To put it succinctly, trafficked people with complex motivations and recognized human rights are not the same as any other illicit commodity. The similarities, and increasing overlap, between the smugglers of people and of drugs must be balanced by an understanding of the enormous ethical and historical differences between the two “commodities” being smuggled. Given our human history, the right of people to move and work around the planet-so much in step with the zeitgeist of economic globalization-will always be much more compelling than the right of people to obtain and use mind-altering narcotics.

Short-Term Strategy

Narrowly drawing on other antismuggling strategies, the nearly exclusive focus of U.S. anti-human trafficking programs on capturing the smugglers and helping the victims of trafficking violence represents a convenient short-term strategy but not one that can sustain itself.

In part, this is because the adult victims of contemporary trafficking for slavery are typically complicit in some part of the lawbreaking, as they are led to believe their smugglers are simply getting them across several borders-and this is what current policies are not adequately addressing.

After all, it is completely rational for a would-be illegal immigrant to calculate that a risky clandestine journey into the U.S. does not necessarily imply a lifetime stigma, but rather a temporary status of illegality on the way to riches.
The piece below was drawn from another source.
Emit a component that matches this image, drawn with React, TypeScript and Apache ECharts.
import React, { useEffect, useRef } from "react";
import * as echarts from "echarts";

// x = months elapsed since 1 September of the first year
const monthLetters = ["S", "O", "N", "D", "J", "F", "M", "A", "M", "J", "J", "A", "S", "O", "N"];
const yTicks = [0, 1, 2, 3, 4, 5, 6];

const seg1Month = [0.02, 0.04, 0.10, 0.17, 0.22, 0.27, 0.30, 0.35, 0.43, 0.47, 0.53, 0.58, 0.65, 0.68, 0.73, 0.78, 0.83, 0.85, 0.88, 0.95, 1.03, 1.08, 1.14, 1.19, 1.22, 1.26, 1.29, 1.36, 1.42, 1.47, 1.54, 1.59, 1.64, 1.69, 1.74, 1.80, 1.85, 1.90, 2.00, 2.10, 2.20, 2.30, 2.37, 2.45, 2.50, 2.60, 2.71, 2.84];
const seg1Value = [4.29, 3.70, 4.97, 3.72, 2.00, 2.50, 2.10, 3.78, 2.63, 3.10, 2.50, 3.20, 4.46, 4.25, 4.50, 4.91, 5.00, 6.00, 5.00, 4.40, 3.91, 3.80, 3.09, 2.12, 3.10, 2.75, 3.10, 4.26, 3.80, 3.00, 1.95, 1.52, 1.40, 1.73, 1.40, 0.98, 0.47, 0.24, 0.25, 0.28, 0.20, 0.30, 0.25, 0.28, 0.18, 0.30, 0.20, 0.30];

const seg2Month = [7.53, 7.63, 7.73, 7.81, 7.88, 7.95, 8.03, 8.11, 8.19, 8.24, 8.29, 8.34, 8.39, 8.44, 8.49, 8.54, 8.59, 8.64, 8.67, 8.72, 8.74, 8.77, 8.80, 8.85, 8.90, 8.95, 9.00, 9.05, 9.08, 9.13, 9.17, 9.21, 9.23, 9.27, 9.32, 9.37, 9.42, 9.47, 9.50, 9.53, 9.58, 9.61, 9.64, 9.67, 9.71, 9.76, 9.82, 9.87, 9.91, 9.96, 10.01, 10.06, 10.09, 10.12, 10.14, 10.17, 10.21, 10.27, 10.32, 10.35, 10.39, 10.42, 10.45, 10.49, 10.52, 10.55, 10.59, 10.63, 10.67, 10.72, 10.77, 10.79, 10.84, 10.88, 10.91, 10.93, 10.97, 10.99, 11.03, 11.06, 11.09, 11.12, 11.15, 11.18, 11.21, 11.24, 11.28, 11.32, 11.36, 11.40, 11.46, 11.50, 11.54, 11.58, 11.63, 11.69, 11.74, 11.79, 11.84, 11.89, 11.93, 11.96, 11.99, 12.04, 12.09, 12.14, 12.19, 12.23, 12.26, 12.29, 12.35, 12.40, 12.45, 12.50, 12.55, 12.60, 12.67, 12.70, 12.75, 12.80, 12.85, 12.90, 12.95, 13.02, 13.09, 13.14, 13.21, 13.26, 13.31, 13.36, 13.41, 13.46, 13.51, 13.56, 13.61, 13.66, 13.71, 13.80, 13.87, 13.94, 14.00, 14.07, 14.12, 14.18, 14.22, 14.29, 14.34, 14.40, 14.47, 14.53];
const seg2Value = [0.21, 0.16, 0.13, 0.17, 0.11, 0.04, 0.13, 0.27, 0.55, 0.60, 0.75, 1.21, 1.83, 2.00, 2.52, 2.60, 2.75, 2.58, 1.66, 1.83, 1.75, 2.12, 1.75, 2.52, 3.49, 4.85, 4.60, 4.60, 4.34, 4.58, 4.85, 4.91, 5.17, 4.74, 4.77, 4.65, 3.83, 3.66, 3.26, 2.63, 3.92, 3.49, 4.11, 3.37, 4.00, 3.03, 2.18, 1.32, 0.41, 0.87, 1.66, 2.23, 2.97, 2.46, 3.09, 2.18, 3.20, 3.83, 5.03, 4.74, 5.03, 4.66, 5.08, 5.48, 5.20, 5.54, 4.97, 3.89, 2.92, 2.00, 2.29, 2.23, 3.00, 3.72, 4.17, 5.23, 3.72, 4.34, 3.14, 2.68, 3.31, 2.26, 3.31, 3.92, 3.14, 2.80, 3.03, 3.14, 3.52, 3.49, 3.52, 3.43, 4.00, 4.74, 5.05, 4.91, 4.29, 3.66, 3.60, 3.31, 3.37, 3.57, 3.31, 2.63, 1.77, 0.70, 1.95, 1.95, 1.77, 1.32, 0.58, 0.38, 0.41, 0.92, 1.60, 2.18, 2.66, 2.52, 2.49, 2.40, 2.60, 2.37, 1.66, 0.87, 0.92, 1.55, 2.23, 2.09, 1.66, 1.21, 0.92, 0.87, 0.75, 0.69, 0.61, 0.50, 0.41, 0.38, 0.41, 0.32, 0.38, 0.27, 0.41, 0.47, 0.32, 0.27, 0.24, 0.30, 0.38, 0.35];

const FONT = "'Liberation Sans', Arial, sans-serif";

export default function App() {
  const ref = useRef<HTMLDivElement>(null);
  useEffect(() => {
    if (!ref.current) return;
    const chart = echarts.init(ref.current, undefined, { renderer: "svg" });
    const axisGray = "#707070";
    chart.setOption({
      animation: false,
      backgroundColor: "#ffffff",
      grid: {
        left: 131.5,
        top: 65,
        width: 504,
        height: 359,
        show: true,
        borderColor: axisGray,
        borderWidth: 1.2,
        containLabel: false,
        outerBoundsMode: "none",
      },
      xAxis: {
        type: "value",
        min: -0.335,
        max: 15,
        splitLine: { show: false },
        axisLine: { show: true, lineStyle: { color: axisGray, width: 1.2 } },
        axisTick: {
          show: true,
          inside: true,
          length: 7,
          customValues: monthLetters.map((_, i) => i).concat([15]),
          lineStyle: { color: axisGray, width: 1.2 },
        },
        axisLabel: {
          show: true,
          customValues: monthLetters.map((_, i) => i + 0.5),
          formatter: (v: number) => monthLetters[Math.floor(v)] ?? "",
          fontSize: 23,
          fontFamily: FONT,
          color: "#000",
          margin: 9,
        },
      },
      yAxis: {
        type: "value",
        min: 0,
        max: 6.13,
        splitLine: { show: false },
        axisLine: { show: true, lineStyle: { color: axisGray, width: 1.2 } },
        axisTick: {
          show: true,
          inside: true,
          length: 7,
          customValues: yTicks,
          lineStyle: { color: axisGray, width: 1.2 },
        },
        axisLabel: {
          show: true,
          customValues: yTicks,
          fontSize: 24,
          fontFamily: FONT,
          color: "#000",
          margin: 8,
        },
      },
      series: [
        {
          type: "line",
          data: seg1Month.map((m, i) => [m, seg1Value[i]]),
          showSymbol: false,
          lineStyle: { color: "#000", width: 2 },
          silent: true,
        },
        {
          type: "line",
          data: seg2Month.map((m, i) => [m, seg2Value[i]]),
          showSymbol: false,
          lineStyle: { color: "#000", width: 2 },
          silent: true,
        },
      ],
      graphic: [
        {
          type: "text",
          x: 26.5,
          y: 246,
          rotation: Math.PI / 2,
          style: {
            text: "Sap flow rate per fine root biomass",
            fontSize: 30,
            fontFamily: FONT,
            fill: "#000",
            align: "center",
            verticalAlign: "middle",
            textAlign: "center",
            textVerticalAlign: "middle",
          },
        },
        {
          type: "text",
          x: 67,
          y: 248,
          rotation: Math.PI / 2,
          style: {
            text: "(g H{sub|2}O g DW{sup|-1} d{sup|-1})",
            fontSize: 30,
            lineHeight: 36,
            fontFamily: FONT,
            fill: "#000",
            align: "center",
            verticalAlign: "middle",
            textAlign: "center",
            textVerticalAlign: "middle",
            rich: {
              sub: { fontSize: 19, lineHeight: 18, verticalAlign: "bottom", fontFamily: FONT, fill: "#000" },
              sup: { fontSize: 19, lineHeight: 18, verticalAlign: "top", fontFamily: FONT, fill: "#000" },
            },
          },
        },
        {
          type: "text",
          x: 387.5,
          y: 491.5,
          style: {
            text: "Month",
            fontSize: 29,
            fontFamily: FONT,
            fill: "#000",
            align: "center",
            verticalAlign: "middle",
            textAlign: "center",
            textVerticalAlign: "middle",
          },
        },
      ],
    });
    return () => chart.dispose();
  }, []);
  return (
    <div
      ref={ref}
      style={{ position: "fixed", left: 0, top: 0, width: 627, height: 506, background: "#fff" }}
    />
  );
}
In fact, large sectors of our economy are counting on it. Tragically, out of the millions of people who decide to risk their legal rights and physical safety for a chance to work in the most developed nations, a substantial minority will either die en route, or, once abroad, find that their contract with the smugglers can only be paid back through slavery.

Education and Incentives

Anti-trafficking education programs are based on the assumption that if potential migrants only knew of these dangers they would not attempt the journey. This is an optimistic assessment because the opportunities and incentives for otherwise non-criminals to break U.S. immigration laws spring from the deep wells of historical inconsistency and political expediency in the U.S. treatment of illegal immigrants.

This lesson was brought home to me when I learned of a woman in a rural village in Ecuador who had started to take birth control pills before making a grueling, overland, clandestine journey to the U.S. in the event she was raped along the way-not that she thought she would definitely become a victim.
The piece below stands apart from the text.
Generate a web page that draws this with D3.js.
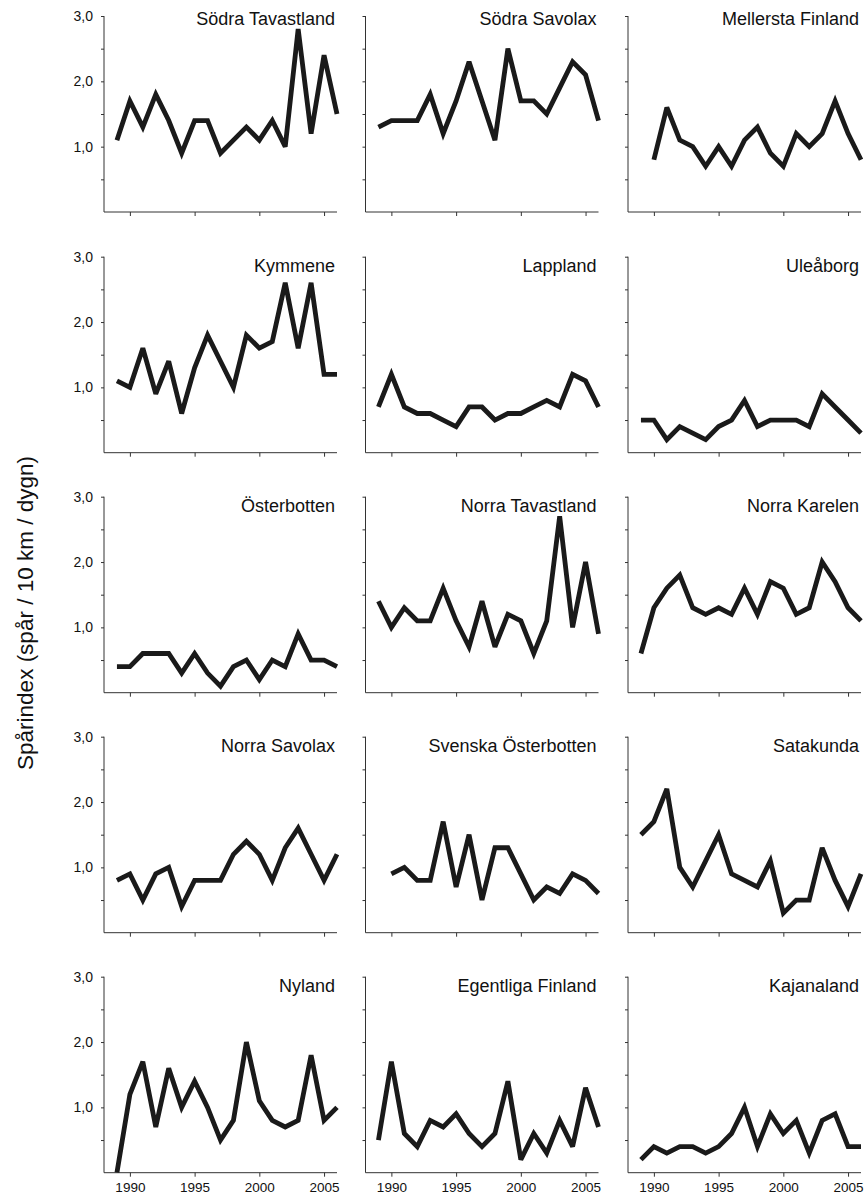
<!DOCTYPE html>
<html>
<head>
<meta charset="utf-8">
<script src="https://cdn.jsdelivr.net/npm/d3@7"></script>
<style>
  html, body { margin: 0; padding: 0; background: #fff; }
  svg { display: block; font-family: "Liberation Sans", Arial, Helvetica, sans-serif; }
</style>
</head>
<body>
<svg id="chart" width="866" height="1196"></svg>
<script>
// ---------- data ----------
const years = [1989, 1990, 1991, 1992, 1993, 1994, 1995, 1996, 1997, 1998, 1999, 2000, 2001, 2002, 2003, 2004, 2005, 2006];
const xTickYears = [1990, 1995, 2000, 2005];
const yTickMajor = [1, 2, 3];
const yTickMinor = [0.5, 1.5, 2.5];
const yAxisTitle = "Spårindex (spår / 10 km / dygn)";

const regionNames = [
  "Södra Tavastland", "Södra Savolax", "Mellersta Finland",
  "Kymmene", "Lappland", "Uleåborg",
  "Österbotten", "Norra Tavastland", "Norra Karelen",
  "Norra Savolax", "Svenska Österbotten", "Satakunda",
  "Nyland", "Egentliga Finland", "Kajanaland"
];

const sodraTavastland   = [1.1, 1.7, 1.3, 1.8, 1.4, 0.9, 1.4, 1.4, 0.9, 1.1, 1.3, 1.1, 1.4, 1.0, 2.8, 1.2, 2.4, 1.5];
const sodraSavolax      = [1.3, 1.4, 1.4, 1.4, 1.8, 1.2, 1.7, 2.3, 1.7, 1.1, 2.5, 1.7, 1.7, 1.5, 1.9, 2.3, 2.1, 1.4];
const mellerstaFinland  = [null, 0.8, 1.6, 1.1, 1.0, 0.7, 1.0, 0.7, 1.1, 1.3, 0.9, 0.7, 1.2, 1.0, 1.2, 1.7, 1.2, 0.8];
const kymmene           = [1.1, 1.0, 1.6, 0.9, 1.4, 0.6, 1.3, 1.8, 1.4, 1.0, 1.8, 1.6, 1.7, 2.6, 1.6, 2.6, 1.2, 1.2];
const lappland          = [0.7, 1.2, 0.7, 0.6, 0.6, 0.5, 0.4, 0.7, 0.7, 0.5, 0.6, 0.6, 0.7, 0.8, 0.7, 1.2, 1.1, 0.7];
const uleaborg          = [0.5, 0.5, 0.2, 0.4, 0.3, 0.2, 0.4, 0.5, 0.8, 0.4, 0.5, 0.5, 0.5, 0.4, 0.9, 0.7, 0.5, 0.3];
const osterbotten       = [0.4, 0.4, 0.6, 0.6, 0.6, 0.3, 0.6, 0.3, 0.1, 0.4, 0.5, 0.2, 0.5, 0.4, 0.9, 0.5, 0.5, 0.4];
const norraTavastland   = [1.4, 1.0, 1.3, 1.1, 1.1, 1.6, 1.1, 0.7, 1.4, 0.7, 1.2, 1.1, 0.6, 1.1, 2.7, 1.0, 2.0, 0.9];
const norraKarelen      = [0.6, 1.3, 1.6, 1.8, 1.3, 1.2, 1.3, 1.2, 1.6, 1.2, 1.7, 1.6, 1.2, 1.3, 2.0, 1.7, 1.3, 1.1];
const norraSavolax      = [0.8, 0.9, 0.5, 0.9, 1.0, 0.4, 0.8, 0.8, 0.8, 1.2, 1.4, 1.2, 0.8, 1.3, 1.6, 1.2, 0.8, 1.2];
const svenskaOsterbotten= [null, 0.9, 1.0, 0.8, 0.8, 1.7, 0.7, 1.5, 0.5, 1.3, 1.3, 0.9, 0.5, 0.7, 0.6, 0.9, 0.8, 0.6];
const satakunda         = [1.5, 1.7, 2.2, 1.0, 0.7, 1.1, 1.5, 0.9, 0.8, 0.7, 1.1, 0.3, 0.5, 0.5, 1.3, 0.8, 0.4, 0.9];
const nyland            = [0.0, 1.2, 1.7, 0.7, 1.6, 1.0, 1.4, 1.0, 0.5, 0.8, 2.0, 1.1, 0.8, 0.7, 0.8, 1.8, 0.8, 1.0];
const egentligaFinland  = [0.5, 1.7, 0.6, 0.4, 0.8, 0.7, 0.9, 0.6, 0.4, 0.6, 1.4, 0.2, 0.6, 0.3, 0.8, 0.4, 1.3, 0.7];
const kajanaland        = [0.2, 0.4, 0.3, 0.4, 0.4, 0.3, 0.4, 0.6, 1.0, 0.4, 0.9, 0.6, 0.8, 0.3, 0.8, 0.9, 0.4, 0.4];

const seriesValues = [
  sodraTavastland, sodraSavolax, mellerstaFinland,
  kymmene, lappland, uleaborg,
  osterbotten, norraTavastland, norraKarelen,
  norraSavolax, svenskaOsterbotten, satakunda,
  nyland, egentligaFinland, kajanaland
];

// ---------- layout ----------
const colLeft = [104, 365.5, 628];
const panelW = 233;
const rowTop = [16, 256.7, 496.7, 736.7, 976.7];
const panelH = 196;
const titleOffset = [9, 15, 15, 15, 15];
const inkColor = "#1a1a1a";
const axisColor = "#333";
const fontFam = '"Liberation Sans", Arial, sans-serif';

const svg = d3.select("#chart");
const defs = svg.append("defs");

const fmt = d => d3.format(".1f")(d).replace(".", ",");

regionNames.forEach((name, i) => {
  const r = Math.floor(i / 3), c = i % 3;
  const x0 = colLeft[c], y0 = rowTop[r];
  const x = d3.scaleLinear().domain([1988, 2006]).range([0, panelW]);
  const y = d3.scaleLinear().domain([0, 3]).range([panelH, 0]);

  const g = svg.append("g").attr("transform", `translate(${x0},${y0})`);

  const clipId = "clip" + i;
  defs.append("clipPath").attr("id", clipId)
    .append("rect").attr("x", 0).attr("y", -10).attr("width", panelW + 10).attr("height", panelH + 10);

  // y axis (major)
  const yAxis = d3.axisLeft(y).tickValues(yTickMajor).tickSize(3).tickPadding(8)
    .tickFormat(c === 0 ? fmt : () => "");
  const ya = g.append("g").call(yAxis);
  ya.attr("font-size", null).attr("font-family", null);
  ya.select(".domain").attr("d", `M0,${y(3)}V${y(0)}`).attr("stroke", axisColor);
  ya.selectAll(".tick line").attr("stroke", axisColor);
  ya.selectAll(".tick text").attr("font-size", 14).attr("fill", "#111").attr("font-family", fontFam);

  // y axis (minor)
  const yMinor = d3.axisLeft(y).tickValues(yTickMinor).tickSize(3).tickFormat(() => "");
  const ym = g.append("g").call(yMinor);
  ym.select(".domain").remove();
  ym.selectAll(".tick line").attr("stroke", axisColor);

  // x axis
  const xAxis = d3.axisBottom(x).tickValues(xTickYears).tickSize(4).tickPadding(6)
    .tickFormat(r === 4 ? d3.format("d") : () => "");
  const xa = g.append("g").attr("transform", `translate(0,${panelH})`).call(xAxis);
  xa.attr("font-size", null).attr("font-family", null);
  xa.select(".domain").attr("d", `M0,0H${panelW}`).attr("stroke", axisColor);
  xa.selectAll(".tick line").attr("stroke", axisColor);
  xa.selectAll(".tick text").attr("font-size", 13.5).attr("fill", "#111").attr("font-family", fontFam);

  // line
  const data = years.map((yr, k) => ({ yr, v: seriesValues[i][k] }));
  const line = d3.line().defined(d => d.v != null).x(d => x(d.yr)).y(d => y(d.v));
  g.append("path")
    .datum(data)
    .attr("clip-path", `url(#${clipId})`)
    .attr("fill", "none")
    .attr("stroke", inkColor)
    .attr("stroke-width", 4.8)
    .attr("stroke-linejoin", "miter")
    .attr("stroke-miterlimit", 3)
    .attr("d", line);

  // title
  g.append("text")
    .attr("x", panelW - 2)
    .attr("y", titleOffset[r])
    .attr("text-anchor", "end")
    .attr("font-size", 18)
    .attr("fill", "#111")
    .text(name);
});

// y-axis title
svg.append("text")
  .attr("transform", `translate(33,613) rotate(-90)`)
  .attr("text-anchor", "middle")
  .attr("font-size", 22.5)
  .attr("fill", "#111")
  .text(yAxisTitle);
</script>
</body>
</html>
While U.S.- and UN-sponsored anti-trafficking programs may remind her of these very real dangers, they are drowned out by the lure of making it to the U.S. in time for the next legalization program, one of the smugglers’ many selling points for their services. Far from being an empty promise, some of her neighbors in Ecuador had worked in New York City and benefited from the 1986 legalization program; with their savings from work abroad, many were able to build modern, multistory houses back in Ecuador, sparking a local migration fever that has been raging ever since.
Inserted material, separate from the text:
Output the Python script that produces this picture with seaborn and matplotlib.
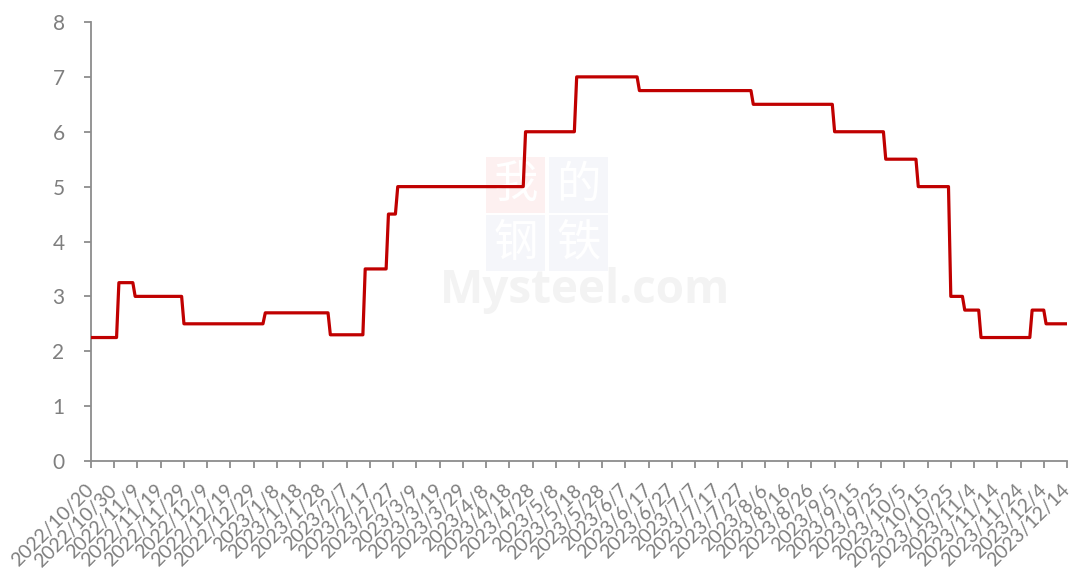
import pandas as pd
import numpy as np
import matplotlib
matplotlib.use("Agg")
import matplotlib.pyplot as plt
from matplotlib.patches import Rectangle
import seaborn as sns

# step points (each level given by its first and last day)
dates = [
    "2022-10-20", "2022-10-31", "2022-11-01", "2022-11-07", "2022-11-08",
    "2022-11-28", "2022-11-29", "2023-01-02", "2023-01-03", "2023-01-30",
    "2023-01-31", "2023-02-14", "2023-02-15", "2023-02-24", "2023-02-25",
    "2023-02-28", "2023-03-01", "2023-04-24", "2023-04-25", "2023-05-16",
    "2023-05-17", "2023-06-12", "2023-06-13", "2023-07-31", "2023-08-01",
    "2023-09-04", "2023-09-05", "2023-09-26", "2023-09-27", "2023-10-10",
    "2023-10-11", "2023-10-24", "2023-10-25", "2023-10-30", "2023-10-31",
    "2023-11-06", "2023-11-07", "2023-11-28", "2023-11-29", "2023-12-04",
    "2023-12-05", "2023-12-14",
]
values = [
    2.25, 2.25, 3.25, 3.25, 3.0,
    3.0, 2.5, 2.5, 2.7, 2.7,
    2.3, 2.3, 3.5, 3.5, 4.5,
    4.5, 5.0, 5.0, 6.0, 6.0,
    7.0, 7.0, 6.75, 6.75, 6.5,
    6.5, 6.0, 6.0, 5.5, 5.5,
    5.0, 5.0, 3.0, 3.0, 2.75,
    2.75, 2.25, 2.25, 2.75, 2.75,
    2.5, 2.5,
]
tick_dates = pd.date_range("2022-10-20", "2023-12-14", freq="10D")
tick_labels = [f"{d.year}/{d.month}/{d.day}" for d in tick_dates]
y_ticks = list(range(0, 9))

df = pd.DataFrame({"date": pd.to_datetime(dates), "value": values})

sns.set_style("white")
plt.rcParams["font.family"] = ["Lato", "DejaVu Sans"]

fig = plt.figure(figsize=(10.72, 5.76), dpi=100)
ax = fig.add_axes([91 / 1072, 1 - 461 / 576, (1067 - 91) / 1072, (461 - 22) / 576])

# faint watermark
W, H = 1072, 576
def fx(px): return px / W
def fy(py): return 1 - py / H
wm = [(486, 157, "#fdf0f0", "我"), (549, 157, "#f5f6fa", "的"),
      (486, 215, "#f5f6fa", "钢"), (549, 215, "#f5f6fa", "铁")]
for x0, y0, c, ch in wm:
    ax.add_patch(Rectangle((fx(x0), fy(y0 + 56)), 59 / W, 56 / H, transform=fig.transFigure,
                           facecolor=c, edgecolor="none", zorder=0.5, clip_on=False))
    ax.text(fx(x0 + 29.5), fy(y0 + 28), ch, transform=fig.transFigure, ha="center", va="center",
            fontsize=32, color="white", family=["Noto Sans CJK SC"], zorder=0.6)
ax.text(fx(585), fy(290), "Mysteel.com", transform=fig.transFigure, ha="center", va="center",
        fontsize=33, color="#f3f3f3", family=["Open Sans"], fontweight="bold", zorder=0.6)

sns.lineplot(data=df, x="date", y="value", ax=ax, color="#C00000", linewidth=2.3, zorder=3)

ax.set_xlim(tick_dates[0], tick_dates[-1])
ax.set_ylim(0, 8)
ax.set_xticks(tick_dates)
ax.set_xticklabels(tick_labels, rotation=45, ha="right", va="center", rotation_mode="anchor")
ax.set_yticks(y_ticks)
ax.set_xlabel("")
ax.set_ylabel("")

for s in ["top", "right"]:
    ax.spines[s].set_visible(False)
for s in ["left", "bottom"]:
    ax.spines[s].set_color("#8c8c8c")
    ax.spines[s].set_linewidth(1.3)
ax.tick_params(axis="x", length=5, width=1.3, color="#8c8c8c", labelcolor="#7f7f7f",
               labelsize=14, pad=14, direction="out", bottom=True)
ax.tick_params(axis="y", length=5, width=1.3, color="#8c8c8c", labelcolor="#7f7f7f",
               labelsize=15, pad=14, direction="out", left=True)
ax.grid(False)

fig.savefig("out.png", dpi=100)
Given the inherent technological and political challenges of attempting to limit illegal immigration-and the exploitation it often brings-through conventional border interdiction and public education programs, future U.S. and other receiving states must try to develop investment programs that offer compelling local alternatives to the risky, but often lucrative, clandestine journeys millions are now contemplating. After all, in many regions around the world, remaining in one’s own community also poses an economic and political risk, and, all too often for women and minorities, a physical danger. As UN High Commissioner for Human Rights Mary Robinson has wisely noted, “Combating the phenomenon [of human trafficking] will require holistic, interdisciplinary, and long-term approaches which address each aspect of the trafficking cycle.”